Les lauréats du Nobel de la paix, le médecin congolais Denis Mukwege et la Yézidie Nadia Murad, ex-esclave des djihadistes, ont dit dimanche espérer que ce prix contribuerait à lever l'impunité des auteurs de violences sexuelles.

Le gynécologue de 63 ans et la jeune Irakienne de 25 ans vont recevoir lundi à Oslo un Nobel qui leur a été attribué conjointement début octobre pour leur lutte contre le viol en tant qu'« arme de guerre ».

« Ce prix Nobel ne fera pas disparaître les violences ni les attaques sur les femmes, les femmes enceintes, les enfants, les bébés », a déclaré Nadia Murad à la presse à la veille de la cérémonie.

« Mais notre objectif, c'est que ce prix ouvre des portes et c'est déjà le cas », a-t-elle ajouté.

Comme des milliers de femmes yézidies, Nadia Murad a été enlevée, violée, torturée et échangée par les djihadistes du groupe État islamique (EI) après leur offensive contre cette communauté kurdophone du nord de l'Irak en 2014.  

Ayant réussi à s'évader, la jeune femme - dont la mère et six frères ont été tués - se bat aujourd'hui pour que les persécutions des siens soient reconnues comme génocide.

« Aucun membre de l'État islamique n'a été traduit en justice.

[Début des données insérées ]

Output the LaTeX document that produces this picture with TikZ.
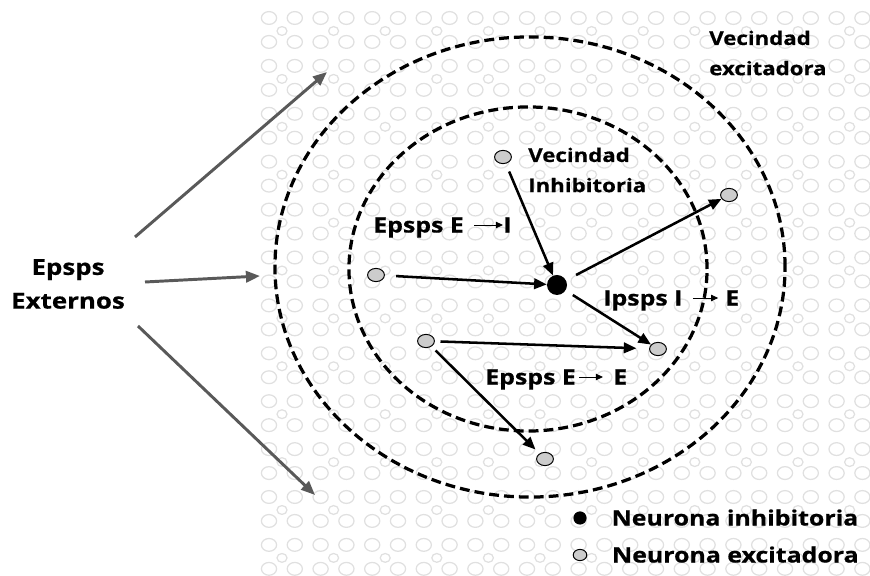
\documentclass[tikz,border=0pt]{standalone}
\usepackage{fontspec}
\setmainfont{Open Sans}[FakeStretch=1.18, BoldFeatures={FakeBold=0.6}]
\usetikzlibrary{arrows.meta,shapes.geometric,positioning}

\tikzset{
  bubble/.style={draw=black!12, line width=0.9pt},
  zone/.style={draw, line width=2.3pt, dash pattern=on 7pt off 3.6pt},
  exc/.style={ellipse, draw, fill=black!20, line width=0.7pt, minimum width=0.42cm, minimum height=0.33cm, inner sep=0pt},
  inh/.style={circle, fill=black, minimum size=0.5cm, inner sep=0pt},
  syn/.style={line width=1.8pt, -{Triangle[length=9pt,width=7.5pt]}},
  ext/.style={draw=black!65, line width=2.1pt, -{Triangle[length=10pt,width=8pt]}},
  tiny/.style={line width=0.6pt, -{Triangle[length=5pt,width=4.5pt]}},
  lbl/.style={font=\bfseries\fontsize{15}{18}\selectfont, inner sep=0pt, text height=10.7pt, text depth=0pt},
  blk/.style={font=\bfseries\fontsize{13.4}{21.5}\selectfont, inner sep=0pt, align=left}
}

\begin{document}
\begin{tikzpicture}[x=0.025cm, y=-0.025cm]
\useasboundingbox (0,0) rectangle (870,576);

% dotted backdrop
\begin{scope}
\clip (0,0) rectangle (870,576);
\foreach \i in {0,...,23}
  \foreach \j in {0,...,23}
    \draw[bubble] (269+25.8*\i, 18+23.95*\j) ellipse [x radius=0.19cm, y radius=0.16cm];
\foreach \i in {0,...,11}
  \foreach \j in {0,...,11}
    \draw[bubble] (282+51.6*\i, 31+47.9*\j) ellipse [x radius=0.125cm, y radius=0.11cm];
\end{scope}

% neighbourhoods
\draw[zone] (530,267) ellipse [x radius=6.375cm, y radius=5.75cm];
\draw[zone] (528,269) ellipse [x radius=4.475cm, y radius=4.05cm];

% neurons
\node[inh] (i0) at (557,285) {};
\node[exc] (e1) at (503,157) {};
\node[exc] (e2) at (376,275) {};
\node[exc] (e3) at (729,195) {};
\node[exc] (e4) at (426,341) {};
\node[exc] (e5) at (658,349) {};
\node[exc] (e6) at (545,459) {};

\draw[syn, shorten <=6pt] (e1) -- (i0);
\draw[syn, shorten <=8pt] (e2) -- (i0);
\draw[syn, shorten <=8pt] (i0) -- (e3);
\draw[syn, shorten <=6pt] (i0) -- (e5);
\draw[syn, shorten <=4pt, shorten >=9pt] (e4) -- (e5);
\draw[syn, shorten <=4pt, shorten >=4pt] (e4) -- (e6);

% external input
\node[blk, align=center, font=\bfseries\fontsize{15.6}{24}\selectfont] (epext) at (68,284) {Epsps\\Externos};
\coordinate (x1) at (135,237);
\coordinate (x1e) at (327,72);
\coordinate (x2) at (145,282);
\coordinate (x2e) at (260,276);
\coordinate (x3) at (138,326);
\coordinate (x3e) at (315,495);
\draw[ext] (x1) -- (x1e);
\draw[ext] (x2) -- (x2e);
\draw[ext] (x3) -- (x3e);

% labels
\node[blk, anchor=west] (vexc) at (709,53) {Vecindad\\excitadora};
\node[blk, anchor=west] (vinh) at (528,170) {Vecindad\\Inhibitoria};

\node[lbl, anchor=west] (lei) at (373,225) {Epsps E};
\node[lbl, anchor=west] (lei2) at (503,225) {I};
\draw[tiny, shorten <=0.25cm] (lei) -- (lei2);

\node[lbl, anchor=west] (lie) at (603,298) {Ipsps I};
\node[lbl, anchor=west] (lie2) at (725,298) {E};
\draw[tiny, shorten <=0.25cm, shorten >=0.17cm] (lie) -- (lie2);

\node[lbl, anchor=west] (lee) at (485,377) {Epsps E};
\node[lbl, anchor=west] (lee2) at (613,377) {E};
\draw[tiny, shorten <=0.08cm, shorten >=0.25cm] (lee) -- (lee2);

% key
\node[inh, minimum size=0.33cm] (keyinh) at (580,518) {};
\node[exc, minimum width=0.34cm, minimum height=0.28cm] (keyexc) at (580,555) {};
\node[lbl, right=0.61cm of keyinh] (tinh) {Neurona inhibitoria};
\node[lbl, right=0.61cm of keyexc] (texc) {Neurona excitadora};

\end{tikzpicture}
\end{document}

Ils ne sont plus en Irak mais nous voyons que les viols se poursuivent en tant qu'arme de guerre », a-t-elle souligné. « Il faut vraiment que justice soit faite à un moment ou un autre ».

Si 4300 Yézidies s'étaient échappées ou avaient été rachetées à l'EI, 2500 seraient encore « disparues », selon la Fédération internationale des droits de l'Homme (FIDH).

Une équipe de l'ONU doit, selon son chef, commencer à enquêter sur les exactions des djihadistes en Irak début 2019.  

Denis Mukwege soigne quant à lui depuis deux décennies les victimes de violences sexuelles dans l'hôpital de Panzi qu'il a fondé à Bukavu, dans l'est de la République démocratique du Congo (RDC), une région en proie aux violences chroniques.

« La dénonciation ne suffit plus, il est temps d'agir, a-t-il dit lors de la conférence de presse. Dans les conflits armés, [...] la transformation de corps de femmes en champ de bataille est tout simplement un acte inadmissible à notre siècle » .

 L'homme qui répare les femmes - titre d'un documentaire qui lui a été consacré - dit souhaiter que ce Nobel « ne soit pas considéré comme une victoire en soi » mais plutôt « comme le début d'un combat contre un mal qui ronge notre société : la violence faite aux femmes dans les conflits » .

Le prix consiste en une médaille d'or, un diplôme et un chèque de 9 millions de couronnes suédoises (environ 1,3 million de dollars canadiens).